At Portland icon Voodoo Doughnuts, workers announce they’ve formed a union

By Don McIntosh

Workers at the downtown location of Voodoo Doughnut announced today that they’ve formed a union, affiliated with the Portland chapter of Industrial Workers of the World.

They’re unionizing in response to low wages and unsafe and stressful working conditions, says Voodoo Doughnut employee Samantha Bryce. Workers start at minimum wage ($12.50) and later get a $0.75 raise. And they feel unsafe: The shop is open 24 hours a day in a high-crime section of downtown Portland. Bryce says workers suffer regular assaults. But Voodoo doesn’t employ a security guard. On March 9, the store was robbed by a man brandishing a hatchet.

“We are expected as employees to take care of all security, though we’ve never been trained, and have no resources to deal with it,” Bryce told the Labor Press.

The union effort has been covertly under way since last June, and was on track to launch soon, but the coronavirus crisis sped up the timeline. The outbreak also added new demands to the list: severance for several dozen workers who were laid off last week due to the COVID-19 crisis, and the right to cash out accrued paid time off. The shop remains open, though seating has been removed.

Bryce says the Voodoo Doughnut Workers Union (VWU) has support from a majority of the workers — both the 52 who were employed before the layoff and the roughly 30 who remain. Workers are asking the company’s owners to voluntarily recognize the union and meet to negotiate a collective bargaining agreement for the downtown location.

The Labor Press left a message with Voodoo top brass and will update this story if they respond.

Voodoo was founded in 2002 by former rock club owner Tres Shannon and his friend Kenneth “Cat Daddy” Pogson as a cash-only late-night donut shop serving punk-rock versions of classic donuts to downtown bar and night club patrons. But its signature pink boxes of phallus-shaped donuts came to be regarded as a hip souvenir of “Portland weird” to out-of-towners, who’d line up for a block outside its downtown store. By 2014, as portrayed in a first-person account published in Willamette Week, the company had become a heartless high-turnover sweatshop where workers faced swift termination if they didn’t get customers out the door quickly and up-sell gullible tourists. Since 2018, Voodoo has been run by former MOD Pizza chain executive Chris Schultz. Today, Voodoo has nine locations, including stores in Austin, Houston, Denver, Hollywood, Orlando, and Eugene. For now, the union effort is only at the downtown Portland location.

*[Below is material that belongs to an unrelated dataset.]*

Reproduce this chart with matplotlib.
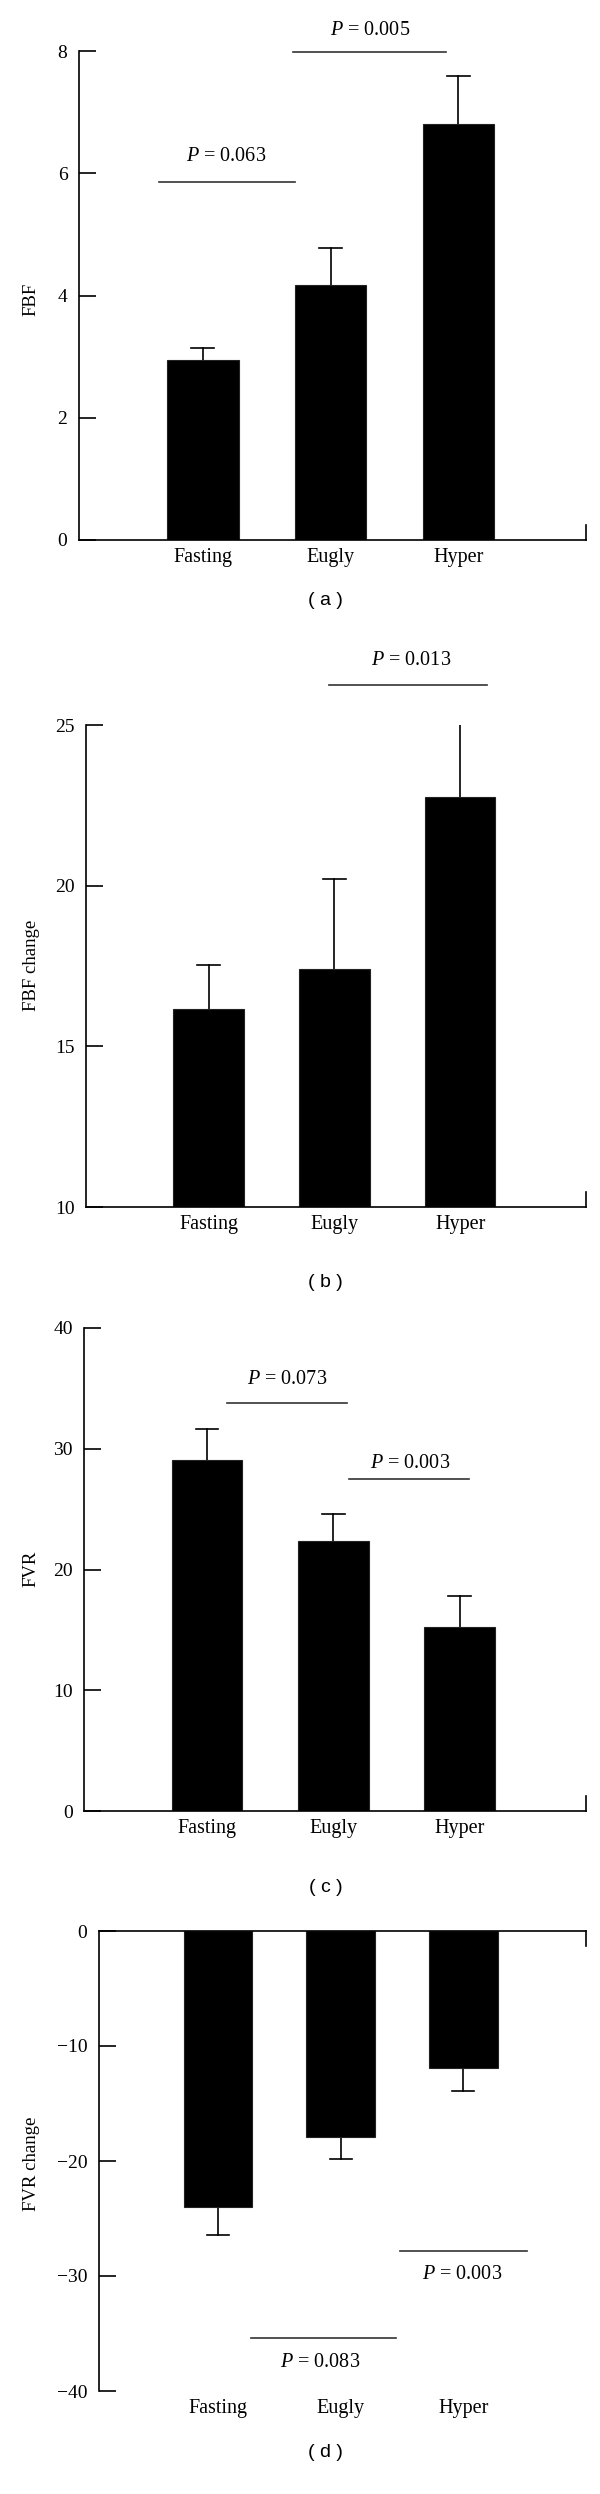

In a way, Voodoo is a great symbol of Portland, a once affordable DIY mecca that polarized economically amid a torrent of progressive hipster hype. The Voodoo union eruption may be a sign of the times.


MORE: For updates, follow the union at the Skunkline Workers Union Facebook page. [Skunkline Workers Union was the code name for the union drive; A skunk line is the line around the donut when it’s being fried.]

5 Comments on At Portland icon Voodoo Doughnuts, workers announce they’ve formed a union

  1. This sounds like a reasonable course of action to me. The rapid growth of the company has overrun the people growing it. Time for some new management maybe. Definitely time to hire security.

  2. Don McItosh, you concluded this article with the following comment: “In a way, Voodoo is a great symbol of Portland, a once affordable DIY mecca that polarized economically amid a torrent of progressive hipster hype. The Voodoo union eruption may be a sign of the times”. I’ve read that several times and it’s basically garble. Could you please rephrase the sentence?

    • Hi John, I think that’s a valid point; maybe I was over-reaching, trying to say in one or two sentences what would take an essay to flesh out. Let me put it this way: Twenty or 25 years ago, a young working person could afford to live and work in Portland, or even put together some money with a friend and rent a hole-in-the-wall storefront to sell donuts to late night bar patrons. That Portland is gone. Today, young Portlanders without capital find themselves working minimum wage at a heavily hyped donut shop, and struggle to afford rent. Customers line up outside—not because the donuts are so great—but because they read in a guidebook that it’s a must-visit site that showcases Portland’s personality.

  3. I am grateful Don McIntosh for all your hard work and for employees to stand up and make human rights demands of their employers as they do in the Wobblies. The Wobs understand what a slow grinding process it is to get businesses to even recognize them as opposed to a “Business Union” which are in the AFL-CIO. That seems to have more clout with the bosses. When workers band together in Solidarity that is when the process moves forward. Many business union members have not studied labor history and don’t seem to understand the basics of the need for unionism or solidarity.

    Anyway, thank you for your reporting, I look forward every month to this paper!